EXTRACTED ENTRIES
■ ■ ■ ■

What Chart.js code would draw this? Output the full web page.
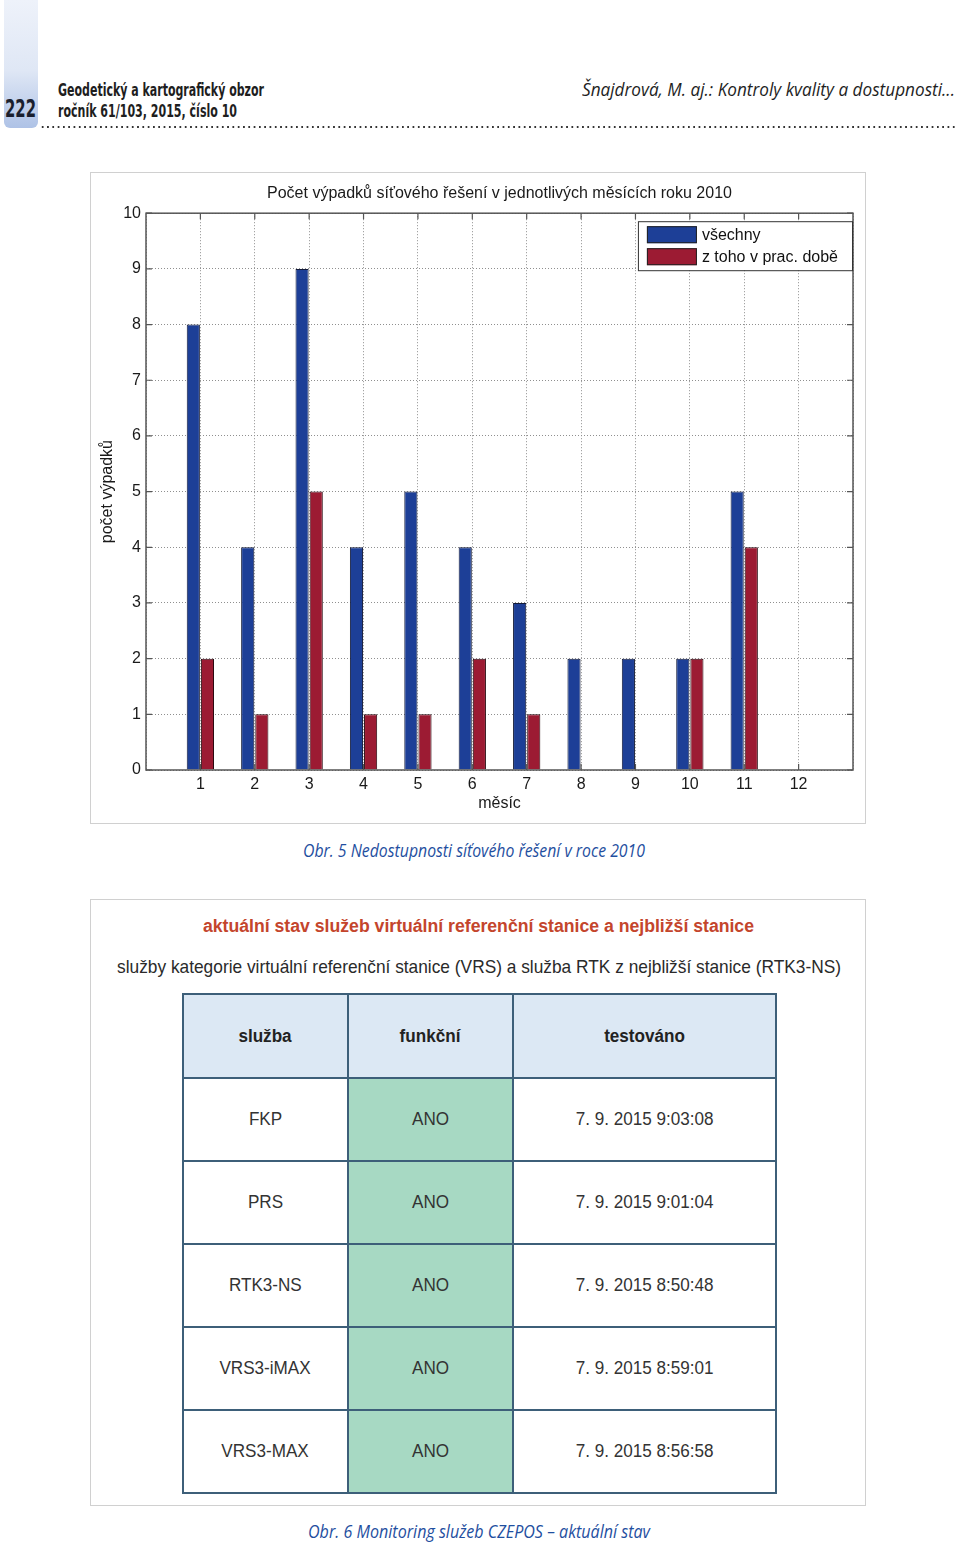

■ ■ ■ ■

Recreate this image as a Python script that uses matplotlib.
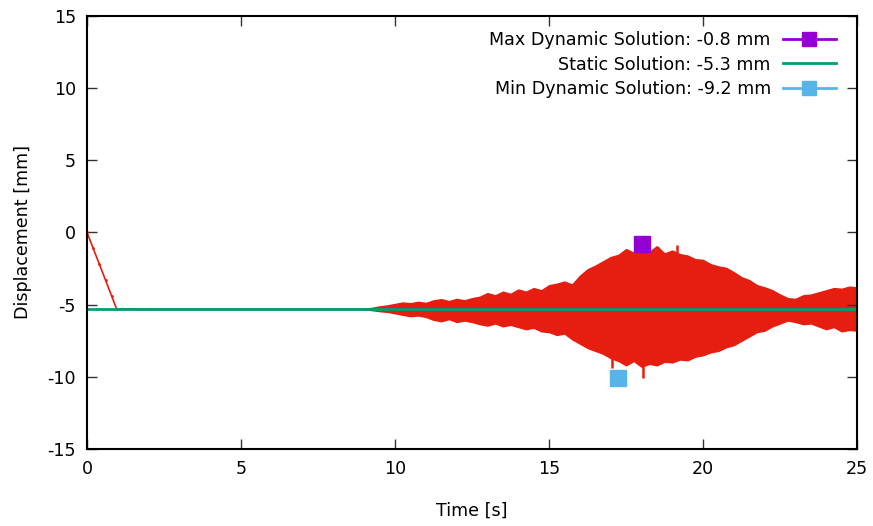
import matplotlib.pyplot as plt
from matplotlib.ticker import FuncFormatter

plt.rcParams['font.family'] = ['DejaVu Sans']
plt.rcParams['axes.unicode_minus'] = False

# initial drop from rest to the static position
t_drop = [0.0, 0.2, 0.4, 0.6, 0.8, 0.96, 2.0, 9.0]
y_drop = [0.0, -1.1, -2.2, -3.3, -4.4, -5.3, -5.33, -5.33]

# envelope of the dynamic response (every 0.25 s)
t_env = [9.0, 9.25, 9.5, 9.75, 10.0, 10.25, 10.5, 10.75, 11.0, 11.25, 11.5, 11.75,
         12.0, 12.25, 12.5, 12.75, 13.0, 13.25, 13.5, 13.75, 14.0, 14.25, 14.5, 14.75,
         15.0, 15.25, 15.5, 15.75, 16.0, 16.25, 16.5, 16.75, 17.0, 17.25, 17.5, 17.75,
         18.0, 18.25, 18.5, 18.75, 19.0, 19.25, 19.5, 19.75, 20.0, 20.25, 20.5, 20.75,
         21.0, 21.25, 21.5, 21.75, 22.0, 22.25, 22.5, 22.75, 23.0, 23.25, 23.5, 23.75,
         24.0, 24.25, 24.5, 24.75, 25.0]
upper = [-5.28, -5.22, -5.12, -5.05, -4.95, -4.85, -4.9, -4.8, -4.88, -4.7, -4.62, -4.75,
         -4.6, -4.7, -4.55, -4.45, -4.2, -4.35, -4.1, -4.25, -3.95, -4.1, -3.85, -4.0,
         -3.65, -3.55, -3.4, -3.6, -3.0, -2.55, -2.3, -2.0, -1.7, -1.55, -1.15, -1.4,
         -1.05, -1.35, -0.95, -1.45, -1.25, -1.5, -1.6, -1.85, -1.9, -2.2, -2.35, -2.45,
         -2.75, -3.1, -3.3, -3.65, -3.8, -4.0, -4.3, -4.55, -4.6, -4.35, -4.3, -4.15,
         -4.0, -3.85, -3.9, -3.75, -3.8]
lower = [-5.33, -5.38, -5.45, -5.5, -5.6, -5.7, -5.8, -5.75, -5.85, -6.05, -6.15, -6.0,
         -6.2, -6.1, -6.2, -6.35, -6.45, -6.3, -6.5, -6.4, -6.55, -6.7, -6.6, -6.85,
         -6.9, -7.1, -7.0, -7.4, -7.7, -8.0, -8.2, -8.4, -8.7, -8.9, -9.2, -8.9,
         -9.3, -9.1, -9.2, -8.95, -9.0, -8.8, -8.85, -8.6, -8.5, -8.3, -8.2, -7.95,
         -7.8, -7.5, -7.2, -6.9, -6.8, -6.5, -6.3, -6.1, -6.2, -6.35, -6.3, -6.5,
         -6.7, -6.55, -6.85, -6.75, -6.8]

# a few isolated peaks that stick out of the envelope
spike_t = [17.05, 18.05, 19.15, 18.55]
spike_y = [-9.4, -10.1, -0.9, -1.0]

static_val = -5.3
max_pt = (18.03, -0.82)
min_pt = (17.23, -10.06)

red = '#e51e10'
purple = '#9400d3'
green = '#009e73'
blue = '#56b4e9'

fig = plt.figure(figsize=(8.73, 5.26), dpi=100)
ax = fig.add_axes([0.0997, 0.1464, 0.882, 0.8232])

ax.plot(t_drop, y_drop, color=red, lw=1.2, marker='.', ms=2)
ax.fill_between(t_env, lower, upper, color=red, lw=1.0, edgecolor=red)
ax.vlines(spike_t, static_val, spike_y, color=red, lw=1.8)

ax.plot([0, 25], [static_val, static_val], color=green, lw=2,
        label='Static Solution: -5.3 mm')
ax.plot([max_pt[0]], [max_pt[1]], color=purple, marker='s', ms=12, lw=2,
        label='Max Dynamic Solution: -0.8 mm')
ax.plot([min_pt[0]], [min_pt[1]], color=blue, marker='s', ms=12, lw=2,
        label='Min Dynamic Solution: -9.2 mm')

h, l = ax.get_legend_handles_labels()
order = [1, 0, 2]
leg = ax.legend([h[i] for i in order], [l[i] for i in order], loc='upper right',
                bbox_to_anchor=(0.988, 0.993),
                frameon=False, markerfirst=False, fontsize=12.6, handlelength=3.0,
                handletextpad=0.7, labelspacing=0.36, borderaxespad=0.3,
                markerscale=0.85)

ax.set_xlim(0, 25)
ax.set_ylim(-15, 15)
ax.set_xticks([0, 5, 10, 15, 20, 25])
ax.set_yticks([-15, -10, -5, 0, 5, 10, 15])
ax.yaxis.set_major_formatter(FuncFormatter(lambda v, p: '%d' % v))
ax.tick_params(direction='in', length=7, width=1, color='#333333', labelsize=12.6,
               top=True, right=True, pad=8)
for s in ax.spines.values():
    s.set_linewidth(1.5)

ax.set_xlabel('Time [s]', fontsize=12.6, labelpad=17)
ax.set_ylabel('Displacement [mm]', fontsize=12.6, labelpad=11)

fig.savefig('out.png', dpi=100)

■ ■ ■ ■

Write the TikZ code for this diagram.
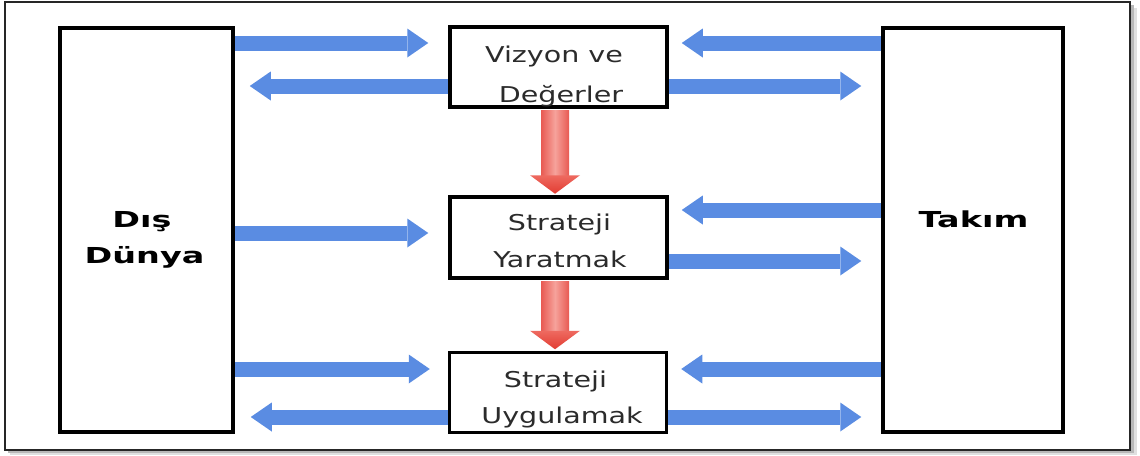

■ ■ ■ ■

EXERCISE DETAILS
Retype only the lines above from the one with "Recreate this image" through the one with "y_drop = [0.0, -1.1, -2.2, -3.3, -4.4, -5.3, -5.33, -5.33]", exactly and with both ends. Images stay out.

CORRECT RESULT
Recreate this image as a Python script that uses matplotlib.
import matplotlib.pyplot as plt
from matplotlib.ticker import FuncFormatter

plt.rcParams['font.family'] = ['DejaVu Sans']
plt.rcParams['axes.unicode_minus'] = False

# initial drop from rest to the static position
t_drop = [0.0, 0.2, 0.4, 0.6, 0.8, 0.96, 2.0, 9.0]
y_drop = [0.0, -1.1, -2.2, -3.3, -4.4, -5.3, -5.33, -5.33]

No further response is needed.